Other partisan sources pointed out that Daqduq met Yusuf Hashim Abu-Faris, a Hezbollah official in Iran, to draft a plan for training a group of militia members and stressed that the documents found on him indicated that he trained between 20 and 60 elements to carry out missions and diverse operations against the American forces and had a monthly budget of between $750,000 US to $3 US million.
On his part, Hassan al Sari, secretary general of the Hezbollah Movement in Iraq, stressed that there are no links, common strategy, or meetings between his party and the Lebanese Hezbollah. Al Sari, who is also Minister of State without Portfolio in the Iraqi government, told Asharq Al Awsat, “With respect to the individual who was reportedly arrested by the American forces, this is merely a news report which is yet to be confirmed. It is possible that the case was fabricated for malicious reasons. There is no connection whatsoever between our movement and Lebanon’s Hezbollah.”

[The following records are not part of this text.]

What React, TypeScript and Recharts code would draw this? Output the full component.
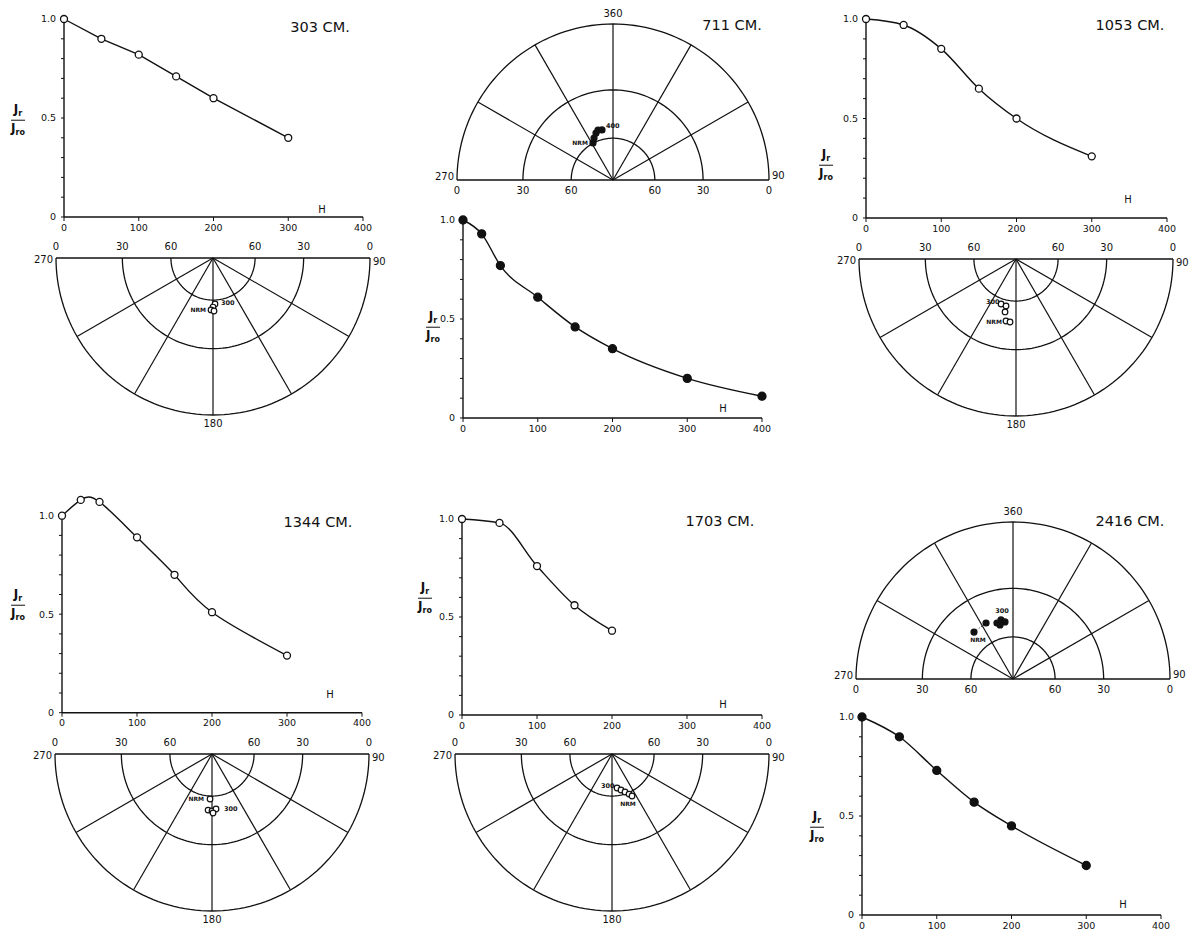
import React from "react";
import { LineChart, Line, XAxis, YAxis, ScatterChart, Scatter, ReferenceLine } from "recharts";

const INK = "#111";
const FONT = "'DejaVu Sans', 'Liberation Sans', sans-serif";

// AF demagnetisation curves: peak field H (oe) and Jr/Jro
const h303 = [0, 50, 100, 150, 200, 300];
const j303 = [1.0, 0.9, 0.82, 0.71, 0.6, 0.4];
const h711 = [0, 25, 50, 100, 150, 200, 300, 400];
const j711 = [1.0, 0.93, 0.77, 0.61, 0.46, 0.35, 0.2, 0.11];
const h1053 = [0, 50, 100, 150, 200, 300];
const j1053 = [1.0, 0.97, 0.85, 0.65, 0.5, 0.31];
const h1344 = [0, 25, 50, 100, 150, 200, 300];
const j1344 = [1.0, 1.08, 1.07, 0.89, 0.7, 0.51, 0.29];
const h1703 = [0, 50, 100, 150, 200];
const j1703 = [1.0, 0.98, 0.76, 0.56, 0.43];
const h2416 = [0, 50, 100, 150, 200, 300];
const j2416 = [1.0, 0.9, 0.73, 0.57, 0.45, 0.25];

// remanence directions during cleaning: declination, inclination (deg)
const dec303 = [177.5, 180, 182.2, 178.9];
const inc303 = [57.3, 55.3, 53.4, 52.7];
const dec711 = [331.6, 335.7, 340.1, 343.3, 347.6];
const inc711 = [59.8, 57.1, 54.5, 53, 53.6];
const dec1053 = [198.4, 192, 191.7, 189.2, 185.4];
const inc1053 = [56.4, 56, 52, 46.4, 46.1];
const dec1344 = [182.5, 184, 180, 175.8, 179];
const inc1344 = [58, 50.6, 50.1, 51.3, 48.8];
const dec1703 = [171.6, 166, 161.1, 157, 154.5];
const inc1703 = [65.3, 63.4, 61.3, 59, 57];
const dec2416 = [320.3, 334.3, 344, 348.5, 352, 346.5];
const inc2416 = [47.5, 46.8, 49.3, 48, 49.7, 51];

const hTicks = [0, 100, 200, 300, 400];
const jTicks = [0, 0.1, 0.2, 0.3, 0.4, 0.5, 0.6, 0.7, 0.8, 0.9, 1.0];
const incRings = [0, 30, 60];
const spokesLower = [120, 150, 180, 210, 240];
const spokesUpper = [300, 330, 0, 30, 60];

const rad = (d: number) => (d * Math.PI) / 180;
const ringR = (inc: number) => Math.tan(rad((90 - inc) / 2));
const proj = (dec: number, inc: number) => {
  const r = ringR(inc);
  return { x: r * Math.sin(rad(dec)), y: r * Math.cos(rad(dec)) };
};

const fmtJ = (v: number) => (v === 0 ? "0" : v === 0.5 ? "0.5" : v === 1 ? "1.0" : "");

function Txt({ x, y, size = 10, children, anchor = "middle" }: any) {
  const tx = anchor === "middle" ? "-50%" : anchor === "end" ? "-100%" : "0";
  return (
    <div
      style={{
        position: "absolute",
        left: x,
        top: y,
        transform: `translate(${tx}, -50%)`,
        fontSize: size,
        whiteSpace: "nowrap",
        lineHeight: 1,
      }}
    >
      {children}
    </div>
  );
}

function Frac({ x, y }: { x: number; y: number }) {
  return (
    <div
      style={{
        position: "absolute",
        left: x,
        top: y,
        transform: "translate(-50%, -50%)",
        fontSize: 12,
        fontWeight: 700,
        textAlign: "center",
        lineHeight: 1.05,
      }}
    >
      <div style={{ borderBottom: `1.3px solid ${INK}`, padding: "0 1px 1px" }}>
        J<sub style={{ fontSize: 8 }}>r</sub>
      </div>
      <div style={{ paddingTop: 1 }}>
        J<sub style={{ fontSize: 8 }}>ro</sub>
      </div>
    </div>
  );
}

function DecayChart({ x0, x1, y0, y1, h, j, solid, curve = "monotone", yMax = 1 }: any) {
  const rows = h.map((v: number, i: number) => ({ h: v, j: j[i] }));
  const plotTop = y0 - (y0 - y1) * yMax;
  const padL = 50, padT = 12, padR = 20, padB = 30;
  const yw = 40, xh = 25;
  const width = padL + (x1 - x0) + padR;
  const height = padT + (y0 - plotTop) + padB;
  const tick = { fill: INK, fontSize: 9.5, fontFamily: FONT };
  return (
    <div style={{ position: "absolute", left: x0 - padL, top: plotTop - padT }}>
      <LineChart
        width={width}
        height={height}
        data={rows}
        margin={{ top: padT, right: padR, bottom: padB - xh, left: padL - yw }}
      >
        <XAxis
          type="number"
          dataKey="h"
          domain={[0, 400]}
          ticks={hTicks}
          height={xh}
          tick={tick}
          tickSize={4}
          tickMargin={3}
          axisLine={{ stroke: INK, strokeWidth: 1.4 }}
          tickLine={{ stroke: INK }}
        />
        <YAxis
          type="number"
          domain={[0, yMax]}
          ticks={jTicks}
          width={yw}
          tick={tick}
          tickSize={3}
          tickMargin={5}
          tickFormatter={fmtJ}
          axisLine={yMax > 1 ? false : { stroke: INK, strokeWidth: 1.4 }}
          tickLine={{ stroke: INK }}
        />
        {yMax > 1 && (
          <ReferenceLine
            segment={[{ x: 0, y: 0 }, { x: 0, y: 1 }]}
            stroke={INK}
            strokeWidth={1.4}
            ifOverflow="visible"
          />
        )}
        <Line
          type={curve}
          dataKey="j"
          stroke={INK}
          strokeWidth={1.4}
          dot={{ r: solid ? 4 : 3.5, fill: solid ? INK : "#fff", stroke: INK, strokeWidth: 1.3 }}
          isAnimationActive={false}
        />
      </LineChart>
    </div>
  );
}

const makeShape = (solid: boolean) => (p: any) => {
  const { cx, cy, payload } = p;
  const n = payload.note;
  return (
    <g>
      <circle cx={cx} cy={cy} r={solid ? 3 : 2.8} fill={solid ? INK : "#fff"} stroke={INK} strokeWidth={1.2} />
      {n && (
        <text
          x={cx + n.dx}
          y={cy + n.dy}
          fontSize={n.size || 6.5}
          fontWeight={700}
          fontFamily={FONT}
          fill={INK}
          textAnchor={n.anchor || "start"}
          dominantBaseline="middle"
        >
          {n.text}
        </text>
      )}
    </g>
  );
};

const NoDot = () => <g />;

function Stereonet({ cx, cy, R, upper, dec, inc, solid, notes, dotted }: any) {
  const m = 4;
  const width = 2 * R + 2 * m;
  const height = R + 2 * m;
  const pts = dec.map((d: number, i: number) => ({
    ...proj(d, inc[i]),
    note: notes.find((n: any) => n.i === i),
  }));
  const from = upper ? 270 : 90;
  const arcs = incRings.map((I) => {
    const out = [];
    for (let a = from; a <= from + 180; a += 2) out.push(proj(a, I));
    return out;
  });
  const spokes = upper ? spokesUpper : spokesLower;
  const ly = upper ? cy + 11 : cy - 11;
  return (
    <>
      <div style={{ position: "absolute", left: cx - R - m, top: upper ? cy - R - m : cy - m }}>
        <ScatterChart width={width} height={height} margin={{ top: m, right: m, bottom: m, left: m }}>
          <XAxis type="number" dataKey="x" domain={[-1, 1]} hide />
          <YAxis type="number" dataKey="y" domain={upper ? [0, 1] : [-1, 0]} hide />
          {arcs.map((arc, k) => (
            <Scatter
              key={k}
              data={arc}
              line={{ stroke: INK, strokeWidth: 1.3 }}
              lineType="joint"
              shape={NoDot}
              isAnimationActive={false}
            />
          ))}
          {spokes.map((a) => (
            <ReferenceLine
              key={a}
              segment={[{ x: 0, y: 0 }, proj(a, 0)]}
              stroke={INK}
              strokeWidth={1.2}
              ifOverflow="visible"
            />
          ))}
          <ReferenceLine
            segment={[{ x: -1, y: 0 }, { x: 1, y: 0 }]}
            stroke={INK}
            strokeWidth={1.5}
            ifOverflow="visible"
          />
          {dotted && (
            <Scatter
              data={pts.slice(0, 2)}
              line={{ stroke: INK, strokeWidth: 1, strokeDasharray: "1 2" }}
              lineType="joint"
              shape={NoDot}
              isAnimationActive={false}
            />
          )}
          <Scatter data={pts} shape={makeShape(solid)} isAnimationActive={false} />
        </ScatterChart>
      </div>
      {incRings.map((I) => (
        <React.Fragment key={I}>
          <Txt x={cx - ringR(I) * R} y={ly}>{I}</Txt>
          <Txt x={cx + ringR(I) * R} y={ly}>{I}</Txt>
        </React.Fragment>
      ))}
      <Txt x={cx - R - 3} y={upper ? cy - 3 : cy + 2} anchor="end">270</Txt>
      <Txt x={cx + R + 3} y={upper ? cy - 4 : cy + 4} anchor="start">90</Txt>
      {upper ? <Txt x={cx} y={cy - R - 10}>360</Txt> : <Txt x={cx} y={cy + R + 9}>180</Txt>}
    </>
  );
}

export default function App() {
  return (
    <div
      style={{
        position: "absolute",
        left: 0,
        top: 0,
        width: 1194,
        height: 931,
        background: "#fff",
        color: INK,
        fontFamily: FONT,
        overflow: "hidden",
      }}
    >
      {/* 303 cm */}
      <DecayChart x0={64} x1={363} y0={217} y1={19} h={h303} j={j303} curve="linear" />
      <Txt x={320} y={27} size={14.5}>303 CM.</Txt>
      <Txt x={322} y={210}>H</Txt>
      <Frac x={18} y={120} />
      <Stereonet
        cx={213}
        cy={258}
        R={157}
        dec={dec303}
        inc={inc303}
        notes={[
          { i: 2, text: "NRM", dx: -5, dy: 0, anchor: "end", size: 6 },
          { i: 0, text: "300", dx: 6, dy: -1 },
        ]}
      />

      {/* 711 cm */}
      <Stereonet
        cx={613}
        cy={180}
        R={156}
        upper
        solid
        dec={dec711}
        inc={inc711}
        notes={[
          { i: 0, text: "NRM", dx: -5, dy: 0, anchor: "end", size: 6 },
          { i: 4, text: "400", dx: 4, dy: -4 },
        ]}
      />
      <Txt x={732} y={25} size={14.5}>711 CM.</Txt>
      <DecayChart x0={463} x1={762} y0={418} y1={220} h={h711} j={j711} solid />
      <Txt x={723} y={409}>H</Txt>
      <Frac x={433} y={327} />

      {/* 1053 cm */}
      <DecayChart x0={866} x1={1167} y0={218} y1={19} h={h1053} j={j1053} />
      <Txt x={1130} y={25} size={14.5}>1053 CM.</Txt>
      <Txt x={1128} y={200}>H</Txt>
      <Frac x={826} y={165} />
      <Stereonet
        cx={1016}
        cy={259}
        R={157}
        dec={dec1053}
        inc={inc1053}
        notes={[
          { i: 0, text: "300", dx: -15, dy: -2 },
          { i: 3, text: "NRM", dx: -4, dy: 1, anchor: "end", size: 6 },
        ]}
      />

      {/* 1344 cm */}
      <DecayChart x0={62} x1={362} y0={713} y1={516} h={h1344} j={j1344} curve="natural" yMax={1.1} />
      <Txt x={318} y={522} size={14.5}>1344 CM.</Txt>
      <Txt x={330} y={695}>H</Txt>
      <Frac x={18} y={605} />
      <Stereonet
        cx={212}
        cy={754}
        R={157}
        dec={dec1344}
        inc={inc1344}
        notes={[
          { i: 0, text: "NRM", dx: -6, dy: 0, anchor: "end", size: 6 },
          { i: 3, text: "300", dx: 8, dy: 0 },
        ]}
      />

      {/* 1703 cm */}
      <DecayChart x0={462} x1={762} y0={715} y1={519} h={h1703} j={j1703} />
      <Txt x={720} y={521} size={14.5}>1703 CM.</Txt>
      <Txt x={723} y={705}>H</Txt>
      <Frac x={425} y={598} />
      <Stereonet
        cx={612}
        cy={754}
        R={157}
        dec={dec1703}
        inc={inc1703}
        notes={[
          { i: 0, text: "300", dx: -16, dy: -2 },
          { i: 4, text: "NRM", dx: -4, dy: 8, anchor: "middle", size: 6 },
        ]}
      />

      {/* 2416 cm */}
      <Stereonet
        cx={1013}
        cy={679}
        R={157}
        upper
        solid
        dotted
        dec={dec2416}
        inc={inc2416}
        notes={[
          { i: 0, text: "NRM", dx: 4, dy: 8, anchor: "middle", size: 6 },
          { i: 3, text: "300", dx: 1, dy: -9, anchor: "middle" },
        ]}
      />
      <Txt x={1130} y={521} size={14.5}>2416 CM.</Txt>
      <DecayChart x0={862} x1={1161} y0={915} y1={717} h={h2416} j={j2416} solid />
      <Txt x={1123} y={905}>H</Txt>
      <Frac x={817} y={827} />
    </div>
  );
}
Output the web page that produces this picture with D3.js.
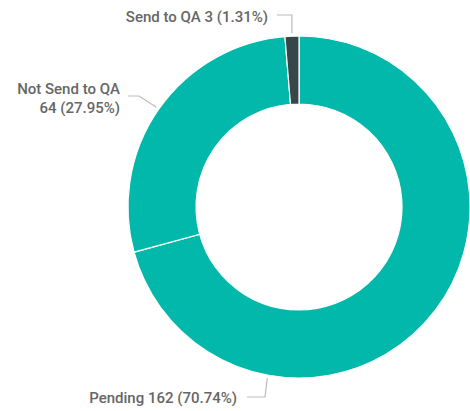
<!DOCTYPE html>
<html>
<head>
<meta charset="utf-8">
<script src="https://cdn.jsdelivr.net/npm/d3@7"></script>
<style>
  body { margin: 0; background: #fff; }
  svg { display: block; }
</style>
</head>
<body>
<script>
var width = 470;
var height = 411;

// data
var categories = ['Pending', 'Not Send to QA', 'Send to QA'];
var counts = [162, 64, 3];
var percents = ['70.74%', '27.95%', '1.31%'];
var colors = ['#01B8AA', '#01B8AA', '#374649'];

var cx = 299, cy = 207;
var outerR = 171, innerR = 103;

var canvas = d3.select('body').append('svg')
  .attr('width', width)
  .attr('height', height);

var g = canvas.append('g')
  .attr('transform', 'translate(' + cx + ',' + cy + ')');

var pie = d3.pie().sort(null).value(function(d) { return d; });
var arc = d3.arc().innerRadius(innerR).outerRadius(outerR);

var arcs = pie(counts);

g.selectAll('path')
  .data(arcs)
  .enter().append('path')
  .attr('d', arc)
  .attr('fill', function(d, i) { return colors[i]; })
  .attr('stroke', '#fff')
  .attr('stroke-width', 1.2);

// label layout: anchor angle (deg), text position, elbow
var labelLayout = [
  { angle: 190.5, r: outerR + 3, elbow: [-34, 190], end: [-52, 190], tx: -62, ty: 196, lines: function(i) { return [categories[i] + ' ' + counts[i] + ' (' + percents[i] + ')']; } },
  { angle: null, r: outerR + 3, elbow: [-160, -111], end: [-171, -111], tx: -179, ty: -113, lines: function(i) { return [categories[i], counts[i] + ' (' + percents[i] + ')']; } },
  { angle: null, r: outerR + 3, elbow: [-6, -192], end: [-22, -192], tx: -31, ty: -185, lines: function(i) { return [categories[i] + ' ' + counts[i] + ' (' + percents[i] + ')']; } }
];

var pt = function(a, r) {
  return [Math.sin(a) * r, -Math.cos(a) * r];
};

arcs.forEach(function(d, i) {
  var L = labelLayout[i];
  var a = L.angle == null ? (d.startAngle + d.endAngle) / 2 : L.angle * Math.PI / 180;
  var p = pt(a, L.r);
  var ex = L.elbow[0], ey = L.elbow[1];
  if (i === 2) { ex = p[0]; }
  g.append('polyline')
    .attr('points', [p, [ex, ey], L.end].map(function(q) { return q.join(','); }).join(' '))
    .attr('fill', 'none')
    .attr('stroke', '#bbb')
    .attr('stroke-width', 1.2);

  var t = g.append('text')
    .attr('x', L.tx)
    .attr('y', L.ty)
    .attr('text-anchor', 'end')
    .attr('fill', '#666')
    .style('font-family', 'Roboto, sans-serif')
    .style('font-weight', 500)
    .style('font-size', '15px');
  L.lines(i).forEach(function(s, k) {
    t.append('tspan')
      .attr('x', L.tx)
      .attr('dy', k === 0 ? 0 : 19)
      .text(s);
  });
});
</script>
</body>
</html>
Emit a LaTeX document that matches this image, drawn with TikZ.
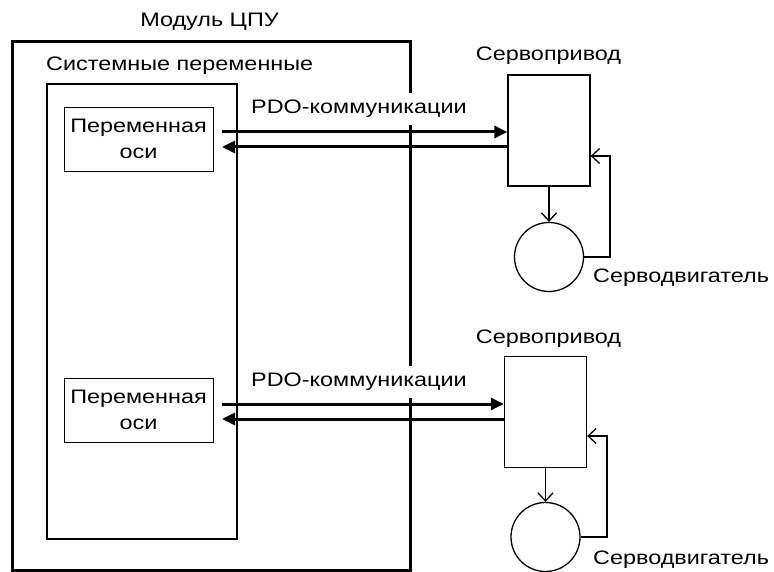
\documentclass[tikz,border=0pt]{standalone}
\usepackage{fontspec}
\setmainfont[FakeStretch=1.2]{Liberation Sans}
\usetikzlibrary{arrows.meta}
\begin{document}
\begin{tikzpicture}[x=1pt,y=-1pt,
  font=\fontsize{19.5}{23}\selectfont,
  thickbox/.style={draw,line width=3pt},
  thinbox/.style={draw,line width=1.3pt},
  varbox/.style={draw,line width=0.9pt,minimum width=149pt,minimum height=64pt,align=center,inner sep=0pt,font=\fontsize{19.5}{26}\selectfont},
  drivebox/.style={draw,line width=1.3pt,minimum width=82pt,minimum height=111pt,inner sep=0pt},
  motor/.style={draw,line width=1.3pt,circle,minimum size=69pt,inner sep=0pt},
  buslink/.style={line width=3pt,-{Triangle[length=13pt,width=12pt]}},
  sig/.style={line width=1.3pt,-{Straight Barb[length=8pt,width=15pt,line width=1.3pt]}},
  txt/.style={inner sep=0pt},
  pdo/.style={fill=white,inner xsep=2pt,minimum height=32pt,anchor=west}]
\useasboundingbox (0,0) rectangle (774,572);

% CPU module frame and its variables
\node[txt,anchor=base] (cpu) at (209.5,27) {Модуль ЦПУ};
\draw[thickbox] (12,42) rectangle (410,570);
\node[txt,anchor=base west] (sysvar) at (46,71) {Системные переменные};
\draw[thinbox] (47,84) rectangle (237,539);
\node[varbox] (var1) at (138.5,139) {Переменная\\оси};
\node[varbox] (var2) at (138.5,410) {Переменная\\оси};

% servo drives and motors
\node[drivebox] (drv1) at (549,130.5) {};
\node[drivebox] (drv2) at (545.5,412) {};
\node[txt,anchor=base] (drv1lbl) at (548.5,61) {Сервопривод};
\node[txt,anchor=base] (drv2lbl) at (548.5,343) {Сервопривод};
\node[motor] (mot1) at (549,257) {};
\node[motor] (mot2) at (545.5,537) {};
\node[txt,anchor=base west] (mot1lbl) at (593,283) {Серводвигатель};
\node[txt,anchor=base west] (mot2lbl) at (593,564) {Серводвигатель};

% PDO labels (white backing interrupts the frame edge)
\node[pdo] (pdo1) at (249,109) {PDO-коммуникации};
\node[pdo] (pdo2) at (249,382) {PDO-коммуникации};

% PDO exchange
\coordinate (tx1) at (222,132);
\coordinate (rx1) at (222,147);
\coordinate (tx2) at (222,404);
\coordinate (rx2) at (222,419);
\draw[buslink] (tx1) -- (tx1 -| drv1.west);
\draw[buslink] (rx1 -| drv1.west) -- (rx1);
\draw[buslink] (tx2) -- (tx2 -| drv2.west);
\draw[buslink] (rx2 -| drv2.west) -- (rx2);

% drive to motor and feedback loops
\coordinate (fb1) at (610,156);
\coordinate (fb2) at (607,436);
\draw[sig] (drv1.south) -- (mot1.north);
\draw[sig] (drv2.south) -- (mot2.north);
\draw[sig] (mot1.east) -- (mot1.east -| fb1) -- (fb1) -- (fb1 -| drv1.east);
\draw[sig] (mot2.east) -- (mot2.east -| fb2) -- (fb2) -- (fb2 -| drv2.east);
\end{tikzpicture}
\end{document}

Al Sari, who is also a member of the Unified Iraqi Coalition, added that his movement has a strong influence and a wide popular base in the southern central Euphrates and Baghdad. He stated that his movement had renounced armed action after the collapse of the former regime and has since taken part in political activity. It now has two seats in parliament and one ministry in Nuri al Maliki’s government as well as some administrative posts in other ministries and state institutions.